### Written exercise:
Copy exactly, and only, the lines between the start of the entries below and the line containing "plt.rcParams['font.family'] = ['Liberation", both inclusive. Omit pictures.

[Records from a data collection]
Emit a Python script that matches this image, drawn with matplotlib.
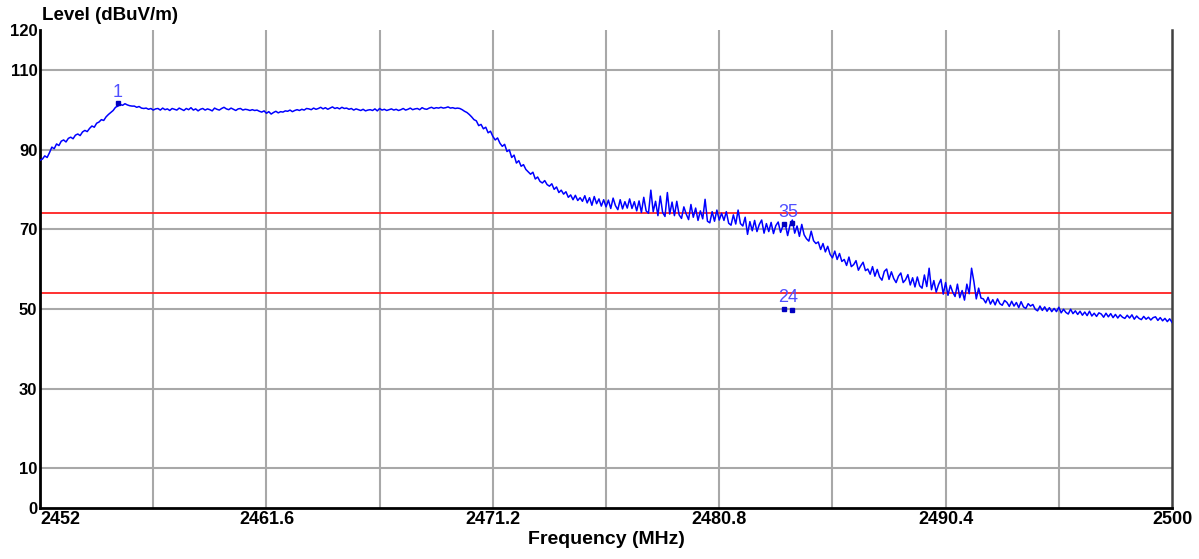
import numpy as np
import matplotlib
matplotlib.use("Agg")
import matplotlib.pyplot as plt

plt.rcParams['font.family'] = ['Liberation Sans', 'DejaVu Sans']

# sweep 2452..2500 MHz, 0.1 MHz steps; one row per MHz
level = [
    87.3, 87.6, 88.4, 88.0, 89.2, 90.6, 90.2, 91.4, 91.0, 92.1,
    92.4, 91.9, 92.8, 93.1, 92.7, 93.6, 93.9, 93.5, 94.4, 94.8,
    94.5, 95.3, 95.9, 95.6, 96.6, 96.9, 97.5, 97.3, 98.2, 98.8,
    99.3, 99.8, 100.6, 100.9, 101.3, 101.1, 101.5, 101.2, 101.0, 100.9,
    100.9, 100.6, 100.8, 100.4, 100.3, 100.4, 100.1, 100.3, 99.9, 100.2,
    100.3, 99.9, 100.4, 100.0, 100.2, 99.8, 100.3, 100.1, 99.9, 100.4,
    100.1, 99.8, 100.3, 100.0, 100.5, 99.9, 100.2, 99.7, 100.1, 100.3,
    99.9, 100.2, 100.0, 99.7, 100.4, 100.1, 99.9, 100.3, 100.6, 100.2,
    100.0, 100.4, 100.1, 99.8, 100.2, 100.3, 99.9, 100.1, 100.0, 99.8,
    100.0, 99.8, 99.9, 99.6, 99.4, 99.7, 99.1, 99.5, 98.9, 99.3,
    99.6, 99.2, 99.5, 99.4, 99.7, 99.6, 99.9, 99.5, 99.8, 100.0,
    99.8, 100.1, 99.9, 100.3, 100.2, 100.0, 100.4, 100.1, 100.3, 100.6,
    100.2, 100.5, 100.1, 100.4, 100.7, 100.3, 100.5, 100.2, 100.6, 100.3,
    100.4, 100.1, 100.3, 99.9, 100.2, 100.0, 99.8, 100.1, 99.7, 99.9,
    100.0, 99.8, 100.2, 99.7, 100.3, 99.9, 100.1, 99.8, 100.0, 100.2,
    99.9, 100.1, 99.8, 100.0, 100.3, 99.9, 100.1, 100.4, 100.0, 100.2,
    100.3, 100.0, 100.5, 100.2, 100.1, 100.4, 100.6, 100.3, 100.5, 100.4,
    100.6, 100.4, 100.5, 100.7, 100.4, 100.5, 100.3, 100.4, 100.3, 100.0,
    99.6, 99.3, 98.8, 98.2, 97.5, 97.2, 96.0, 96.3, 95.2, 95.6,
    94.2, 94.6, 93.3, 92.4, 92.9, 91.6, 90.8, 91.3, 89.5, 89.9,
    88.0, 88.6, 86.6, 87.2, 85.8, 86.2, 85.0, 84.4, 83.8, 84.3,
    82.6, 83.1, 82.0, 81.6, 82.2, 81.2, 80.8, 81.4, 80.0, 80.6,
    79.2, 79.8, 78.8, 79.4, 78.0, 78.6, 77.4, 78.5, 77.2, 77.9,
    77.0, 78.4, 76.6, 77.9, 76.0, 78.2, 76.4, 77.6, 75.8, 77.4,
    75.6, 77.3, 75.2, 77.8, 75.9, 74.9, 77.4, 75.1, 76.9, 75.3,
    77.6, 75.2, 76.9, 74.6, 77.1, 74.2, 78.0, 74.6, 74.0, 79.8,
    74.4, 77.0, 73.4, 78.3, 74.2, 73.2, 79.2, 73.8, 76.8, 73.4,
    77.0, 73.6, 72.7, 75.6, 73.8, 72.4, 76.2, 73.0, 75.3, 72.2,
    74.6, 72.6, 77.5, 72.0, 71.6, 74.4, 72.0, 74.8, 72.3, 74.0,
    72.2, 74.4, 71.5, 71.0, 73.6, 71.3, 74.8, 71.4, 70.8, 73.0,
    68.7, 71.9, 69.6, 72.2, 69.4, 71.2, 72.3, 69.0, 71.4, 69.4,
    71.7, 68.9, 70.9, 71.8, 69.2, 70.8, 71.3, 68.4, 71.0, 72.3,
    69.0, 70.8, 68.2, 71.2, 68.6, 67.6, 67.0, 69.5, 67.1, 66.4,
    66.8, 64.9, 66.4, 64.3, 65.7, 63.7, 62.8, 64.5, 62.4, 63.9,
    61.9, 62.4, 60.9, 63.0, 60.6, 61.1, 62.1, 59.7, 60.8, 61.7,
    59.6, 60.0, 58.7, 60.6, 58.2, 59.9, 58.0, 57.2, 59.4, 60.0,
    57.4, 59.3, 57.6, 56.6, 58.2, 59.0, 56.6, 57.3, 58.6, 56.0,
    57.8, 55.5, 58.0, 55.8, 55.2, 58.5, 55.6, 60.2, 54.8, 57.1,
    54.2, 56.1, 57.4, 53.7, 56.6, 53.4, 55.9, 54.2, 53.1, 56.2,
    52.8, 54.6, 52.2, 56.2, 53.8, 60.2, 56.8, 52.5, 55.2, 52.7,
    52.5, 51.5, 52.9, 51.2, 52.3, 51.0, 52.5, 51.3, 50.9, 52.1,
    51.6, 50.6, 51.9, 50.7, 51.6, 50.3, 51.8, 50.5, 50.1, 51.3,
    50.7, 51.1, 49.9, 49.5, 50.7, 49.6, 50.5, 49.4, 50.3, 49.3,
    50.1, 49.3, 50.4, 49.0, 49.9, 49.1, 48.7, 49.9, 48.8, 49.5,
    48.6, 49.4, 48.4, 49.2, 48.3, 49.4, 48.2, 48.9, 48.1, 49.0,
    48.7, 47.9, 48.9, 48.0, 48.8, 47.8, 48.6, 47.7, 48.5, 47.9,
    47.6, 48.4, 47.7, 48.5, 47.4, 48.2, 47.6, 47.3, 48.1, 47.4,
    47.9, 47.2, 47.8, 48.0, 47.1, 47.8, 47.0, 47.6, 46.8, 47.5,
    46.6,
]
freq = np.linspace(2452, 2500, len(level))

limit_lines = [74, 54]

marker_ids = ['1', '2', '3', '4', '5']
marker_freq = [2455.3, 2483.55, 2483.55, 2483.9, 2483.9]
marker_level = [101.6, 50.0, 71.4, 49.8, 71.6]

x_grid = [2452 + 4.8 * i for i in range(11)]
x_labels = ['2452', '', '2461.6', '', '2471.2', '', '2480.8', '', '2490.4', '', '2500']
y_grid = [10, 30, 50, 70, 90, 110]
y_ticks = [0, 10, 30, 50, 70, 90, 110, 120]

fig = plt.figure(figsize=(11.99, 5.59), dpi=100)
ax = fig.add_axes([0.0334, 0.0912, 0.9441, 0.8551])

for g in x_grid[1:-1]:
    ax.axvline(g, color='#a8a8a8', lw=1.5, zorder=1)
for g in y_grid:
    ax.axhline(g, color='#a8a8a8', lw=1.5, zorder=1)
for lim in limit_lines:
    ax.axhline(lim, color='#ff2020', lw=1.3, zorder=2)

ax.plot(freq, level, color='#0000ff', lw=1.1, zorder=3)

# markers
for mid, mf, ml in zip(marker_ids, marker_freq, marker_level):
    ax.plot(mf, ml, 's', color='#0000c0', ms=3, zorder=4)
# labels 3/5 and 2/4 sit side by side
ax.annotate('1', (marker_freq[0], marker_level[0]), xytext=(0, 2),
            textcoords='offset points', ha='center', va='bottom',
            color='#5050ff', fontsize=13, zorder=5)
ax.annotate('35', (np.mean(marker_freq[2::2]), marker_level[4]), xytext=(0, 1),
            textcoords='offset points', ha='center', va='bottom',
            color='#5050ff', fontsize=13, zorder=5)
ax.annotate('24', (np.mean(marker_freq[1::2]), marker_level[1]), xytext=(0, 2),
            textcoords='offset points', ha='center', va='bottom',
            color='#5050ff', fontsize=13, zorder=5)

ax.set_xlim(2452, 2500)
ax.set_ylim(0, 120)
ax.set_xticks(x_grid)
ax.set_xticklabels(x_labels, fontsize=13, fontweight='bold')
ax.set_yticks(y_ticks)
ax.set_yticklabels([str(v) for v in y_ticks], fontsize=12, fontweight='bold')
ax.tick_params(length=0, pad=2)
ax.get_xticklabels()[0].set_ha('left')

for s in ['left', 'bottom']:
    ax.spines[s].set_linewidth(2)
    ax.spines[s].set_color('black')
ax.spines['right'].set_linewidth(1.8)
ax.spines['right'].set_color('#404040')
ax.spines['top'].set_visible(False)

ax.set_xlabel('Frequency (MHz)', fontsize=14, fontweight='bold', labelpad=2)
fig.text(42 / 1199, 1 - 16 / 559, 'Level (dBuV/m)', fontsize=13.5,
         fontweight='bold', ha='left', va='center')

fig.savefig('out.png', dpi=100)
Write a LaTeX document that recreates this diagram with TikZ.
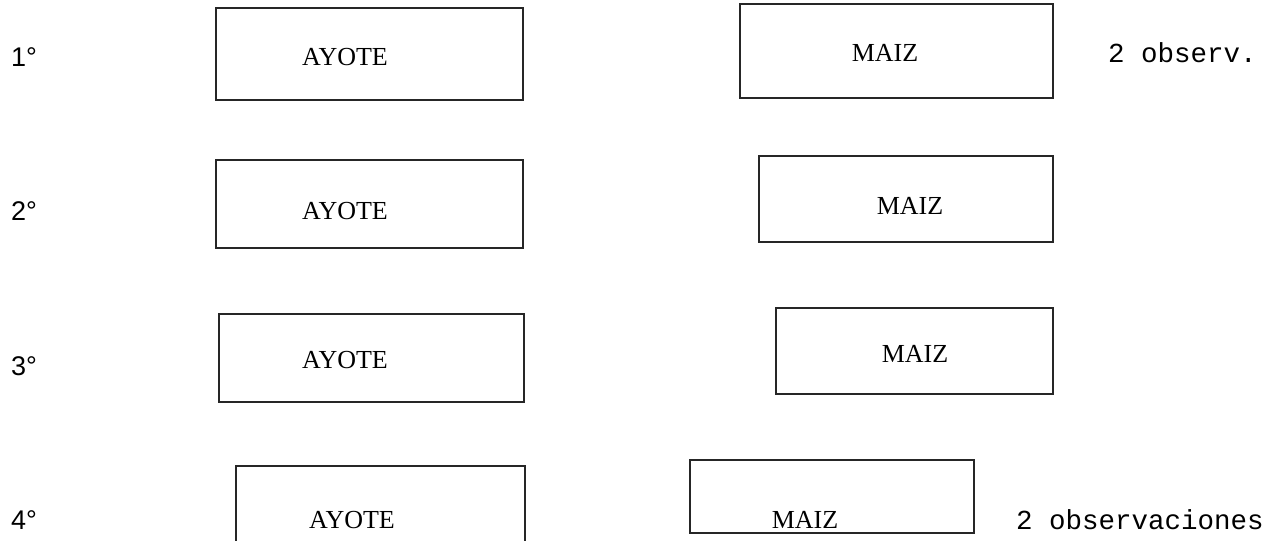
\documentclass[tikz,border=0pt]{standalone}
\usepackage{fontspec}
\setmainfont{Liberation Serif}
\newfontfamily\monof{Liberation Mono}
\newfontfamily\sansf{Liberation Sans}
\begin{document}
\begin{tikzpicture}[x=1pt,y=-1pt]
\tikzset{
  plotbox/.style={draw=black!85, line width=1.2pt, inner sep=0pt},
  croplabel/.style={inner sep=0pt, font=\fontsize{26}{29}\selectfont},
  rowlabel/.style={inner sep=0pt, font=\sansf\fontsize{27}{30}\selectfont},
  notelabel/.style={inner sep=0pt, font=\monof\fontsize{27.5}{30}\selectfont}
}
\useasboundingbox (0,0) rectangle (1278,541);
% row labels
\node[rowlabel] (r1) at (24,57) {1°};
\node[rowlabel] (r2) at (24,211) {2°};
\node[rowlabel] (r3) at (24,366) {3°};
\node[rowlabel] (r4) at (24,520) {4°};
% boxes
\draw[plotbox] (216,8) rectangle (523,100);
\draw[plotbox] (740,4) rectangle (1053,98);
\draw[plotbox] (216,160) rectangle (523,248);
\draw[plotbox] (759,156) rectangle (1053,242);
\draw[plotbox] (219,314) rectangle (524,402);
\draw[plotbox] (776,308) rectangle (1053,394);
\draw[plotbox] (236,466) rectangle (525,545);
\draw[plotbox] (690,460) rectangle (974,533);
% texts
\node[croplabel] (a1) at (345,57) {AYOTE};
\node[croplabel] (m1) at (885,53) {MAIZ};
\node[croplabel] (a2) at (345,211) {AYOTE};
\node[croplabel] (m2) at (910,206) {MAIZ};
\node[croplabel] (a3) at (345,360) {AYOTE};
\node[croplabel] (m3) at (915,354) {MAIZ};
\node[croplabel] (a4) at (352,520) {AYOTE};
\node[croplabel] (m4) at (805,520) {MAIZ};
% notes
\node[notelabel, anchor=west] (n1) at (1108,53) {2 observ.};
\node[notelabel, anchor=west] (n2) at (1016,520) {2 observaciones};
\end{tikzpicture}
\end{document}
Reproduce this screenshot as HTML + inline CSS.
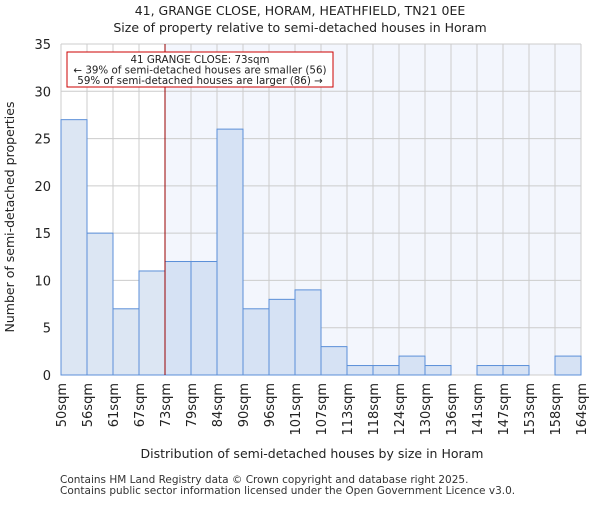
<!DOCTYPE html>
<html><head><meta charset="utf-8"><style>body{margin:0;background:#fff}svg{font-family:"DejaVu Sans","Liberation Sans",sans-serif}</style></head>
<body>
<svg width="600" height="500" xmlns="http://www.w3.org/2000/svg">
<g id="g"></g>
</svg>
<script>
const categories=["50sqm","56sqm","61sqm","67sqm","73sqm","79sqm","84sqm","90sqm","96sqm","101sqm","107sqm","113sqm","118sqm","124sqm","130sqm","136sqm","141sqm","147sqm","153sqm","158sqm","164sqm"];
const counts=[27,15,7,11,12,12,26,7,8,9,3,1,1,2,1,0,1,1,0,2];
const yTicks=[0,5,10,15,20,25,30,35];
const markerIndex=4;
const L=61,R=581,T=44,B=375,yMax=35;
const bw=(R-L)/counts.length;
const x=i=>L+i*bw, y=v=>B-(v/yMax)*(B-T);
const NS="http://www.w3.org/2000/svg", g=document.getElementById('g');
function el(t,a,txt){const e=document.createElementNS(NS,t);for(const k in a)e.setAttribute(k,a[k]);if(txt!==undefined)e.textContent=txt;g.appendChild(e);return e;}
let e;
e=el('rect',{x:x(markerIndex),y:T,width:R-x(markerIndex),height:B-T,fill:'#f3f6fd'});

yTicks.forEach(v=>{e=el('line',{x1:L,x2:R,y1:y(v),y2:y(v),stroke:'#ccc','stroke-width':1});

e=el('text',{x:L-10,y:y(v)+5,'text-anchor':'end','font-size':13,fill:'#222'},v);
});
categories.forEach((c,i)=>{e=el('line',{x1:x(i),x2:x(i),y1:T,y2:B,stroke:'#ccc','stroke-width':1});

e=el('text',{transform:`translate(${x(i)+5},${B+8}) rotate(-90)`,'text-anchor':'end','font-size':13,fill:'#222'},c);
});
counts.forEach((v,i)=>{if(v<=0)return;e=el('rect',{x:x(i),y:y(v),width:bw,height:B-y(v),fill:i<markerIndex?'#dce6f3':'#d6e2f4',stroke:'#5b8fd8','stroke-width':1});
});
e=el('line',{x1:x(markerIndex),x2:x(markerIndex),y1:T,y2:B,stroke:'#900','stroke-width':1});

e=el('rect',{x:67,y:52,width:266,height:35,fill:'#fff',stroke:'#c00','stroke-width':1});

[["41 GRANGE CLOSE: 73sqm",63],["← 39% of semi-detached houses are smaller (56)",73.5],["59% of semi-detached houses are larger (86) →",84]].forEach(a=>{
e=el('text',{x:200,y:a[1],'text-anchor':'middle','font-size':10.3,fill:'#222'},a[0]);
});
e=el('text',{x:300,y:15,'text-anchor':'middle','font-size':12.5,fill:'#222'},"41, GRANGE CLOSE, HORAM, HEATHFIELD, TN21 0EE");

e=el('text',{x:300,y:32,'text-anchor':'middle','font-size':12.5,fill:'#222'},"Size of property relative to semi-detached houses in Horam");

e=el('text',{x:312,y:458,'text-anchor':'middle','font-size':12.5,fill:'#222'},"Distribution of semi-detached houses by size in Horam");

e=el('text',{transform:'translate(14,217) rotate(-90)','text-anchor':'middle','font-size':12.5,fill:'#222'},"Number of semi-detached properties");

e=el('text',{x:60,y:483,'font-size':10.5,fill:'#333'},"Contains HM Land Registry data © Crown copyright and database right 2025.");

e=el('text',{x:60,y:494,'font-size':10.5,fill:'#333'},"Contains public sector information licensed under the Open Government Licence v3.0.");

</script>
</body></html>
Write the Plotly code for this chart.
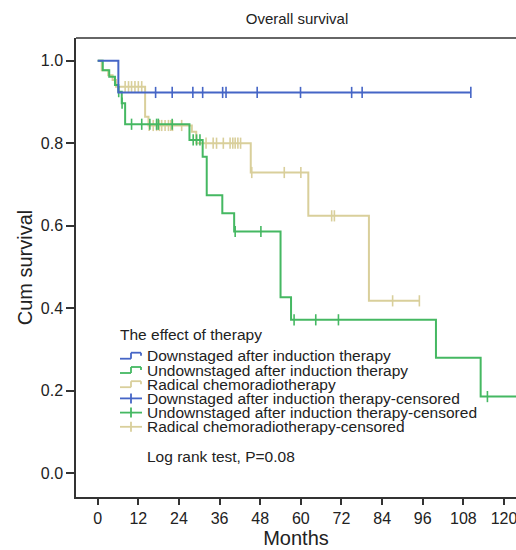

### Complete answer:
Emit a Python script that matches this image, drawn with matplotlib.
import numpy as np
import matplotlib
matplotlib.use("Agg")
import matplotlib.pyplot as plt

plt.rcParams['font.family'] = ['Liberation Sans', 'DejaVu Sans']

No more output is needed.